Many regional variants of Pulcinella were developed as the character diffused across Europe. From its east to west coasts, Europeans strongly identified with the tired, witty "everyman" that Pulcinella represented. In later adaptations, Pulcinella was often portrayed as a puppet, as commedia dell'arte-style theatre did not continue to be popular throughout all of the continent over time. This puppet evolved into "Mr. Punch" in England. As half of Punch and Judy, he is recognized as one of the most important British icons in history.

The first recorded show to have involved the Punch-style marionette was performed in England in May 1662, outside of London in Covent Garden, by Bologna-born puppeteer Pietro Gimonde, also known as Signor Bologna. This marionette was named Punchinello, later shortened to Punch, and finally becoming wholly British with his transformation into Mr. Punch. The British Punch is far more childlike and violent than Pulcinella but is renowned for being just as funny. Always seen with cudgel in hand, Punch is more menacing than his Italian counterpart. In many performances, he murders his wife and child, as well as the Devil. In 1851, Henry Mayhew wrote of one performer who described the character's enduring appeal: "Like the rest of the world, he has got bad morals, but very few of them."

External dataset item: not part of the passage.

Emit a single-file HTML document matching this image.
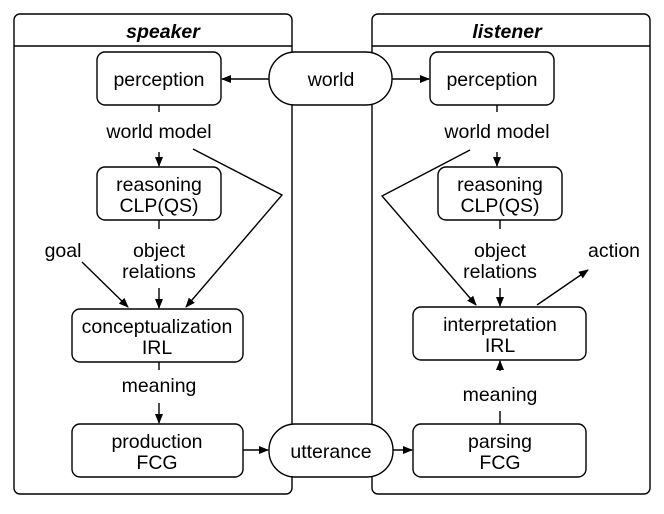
<!DOCTYPE html><html><head><style>body{margin:0;background:#fff}</style></head><body>
<svg width="664" height="509" viewBox="0 0 664 509" xmlns="http://www.w3.org/2000/svg" font-family="Liberation Sans, sans-serif" font-size="19.5" text-anchor="middle">
<defs><marker id="a" markerWidth="10" markerHeight="8" refX="9" refY="4" orient="auto" markerUnits="userSpaceOnUse"><path d="M0,0L10,4L0,8z" fill="#000"/></marker></defs>
<g fill="none" stroke="#000" stroke-width="1.4">
<rect x="14" y="14" width="278" height="480" rx="6"/><line x1="14" y1="46" x2="292" y2="46"/>
<rect x="372" y="14" width="278" height="480" rx="6"/><line x1="372" y1="46" x2="650" y2="46"/>
</g>
<g fill="#fff" stroke="#000" stroke-width="1.4">
<rect x="97" y="52" width="124" height="53" rx="8"/>
<rect x="269" y="52" width="123" height="53" rx="26"/>
<rect x="97" y="167" width="124" height="53" rx="8"/>
<rect x="72" y="309" width="171" height="53" rx="8"/>
<rect x="72" y="424" width="171" height="53" rx="8"/>
<rect x="269" y="424" width="124" height="53" rx="26"/>
<rect x="430" y="52" width="124" height="53" rx="8"/>
<rect x="438" y="167" width="124" height="53" rx="8"/>
<rect x="413" y="307" width="173" height="53" rx="8"/>
<rect x="413" y="424" width="173" height="53" rx="8"/>
</g>
<g fill="none" stroke="#000" stroke-width="1.4" marker-end="url(#a)">
<line x1="269" y1="79" x2="222" y2="79"/>
<line x1="392" y1="79" x2="429" y2="79"/>
<line x1="159" y1="152" x2="159" y2="166"/>
<line x1="159" y1="288" x2="159" y2="308"/>
<polyline points="193,149 282,195 186,307"/>
<line x1="82" y1="262" x2="128" y2="307"/>
<line x1="159" y1="403" x2="159" y2="423"/>
<line x1="243" y1="450" x2="268" y2="450"/>
<line x1="393" y1="450" x2="412" y2="450"/>
<line x1="497" y1="152" x2="497" y2="166"/>
<line x1="500" y1="288" x2="500" y2="306"/>
<polyline points="470,150 382,196 476,305"/>
<line x1="537" y1="305" x2="588" y2="270"/>
<line x1="500" y1="371" x2="500" y2="361"/>
</g>
<g stroke="#000" stroke-width="1.4">
<line x1="159" y1="105" x2="159" y2="112"/><line x1="159" y1="220" x2="159" y2="229"/><line x1="159" y1="362" x2="159" y2="370"/>
<line x1="497" y1="105" x2="497" y2="112"/><line x1="500" y1="220" x2="500" y2="229"/><line x1="500" y1="411" x2="500" y2="424"/>
</g>
<text x="163" y="38" font-weight="bold" font-style="italic">speaker</text>
<text x="507" y="38" font-weight="bold" font-style="italic">listener</text>
<text x="159" y="86">perception</text><text x="331" y="86">world</text>
<text x="159" y="138">world model</text>
<text x="159" y="191">reasoning</text><text x="159" y="212">CLP(QS)</text>
<text x="159" y="257">object</text><text x="159" y="278">relations</text>
<text x="63" y="257">goal</text>
<text x="157" y="333">conceptualization</text><text x="157" y="354">IRL</text>
<text x="159" y="392">meaning</text>
<text x="157" y="448">production</text><text x="157" y="469">FCG</text>
<text x="331" y="458">utterance</text>
<text x="492" y="86">perception</text>
<text x="497" y="138">world model</text>
<text x="500" y="191">reasoning</text><text x="500" y="212">CLP(QS)</text>
<text x="500" y="257">object</text><text x="500" y="278">relations</text>
<text x="614" y="257">action</text>
<text x="500" y="331">interpretation</text><text x="500" y="352">IRL</text>
<text x="500" y="401">meaning</text>
<text x="500" y="448">parsing</text><text x="500" y="469">FCG</text>
</svg></body></html>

In Germany, this kind of Pulcinella-based puppet character came to be known as Kasper. Kasper is a cunning servant who solves the problems of all the masters he serves. He was less extreme than Mr. Punch, but offered the same kind of slapstick puppetry that audiences loved. This character became wildly popular throughout Europe. In the Netherlands, he is known as Jan Klaassen. In Denmark he is Mester Jakel. In Romania, he is Vasilache. In Hungary he is Paprika Jancsi (or Paprikajancsi) and in the 20th century Vitéz László. In France he remained Polichinelle. Polichinelles were featured as the children of Mother Ginger (la mère Gigogne) in The Nutcracker by Tchaikovsky.

Russian composer Igor Stravinsky was commissioned to compose two different ballets for the Ballets Russes that were inspired by variations of this character. Stravinsky's ballets were entitled Petrushka (1911), based on Russian 19th-century puppetry traditions celebrated at Shrovetide, and Pulcinella (1920), based on 18th-century Italian music (thought to be by Pergolesi) associated with a commedia dell'arte version.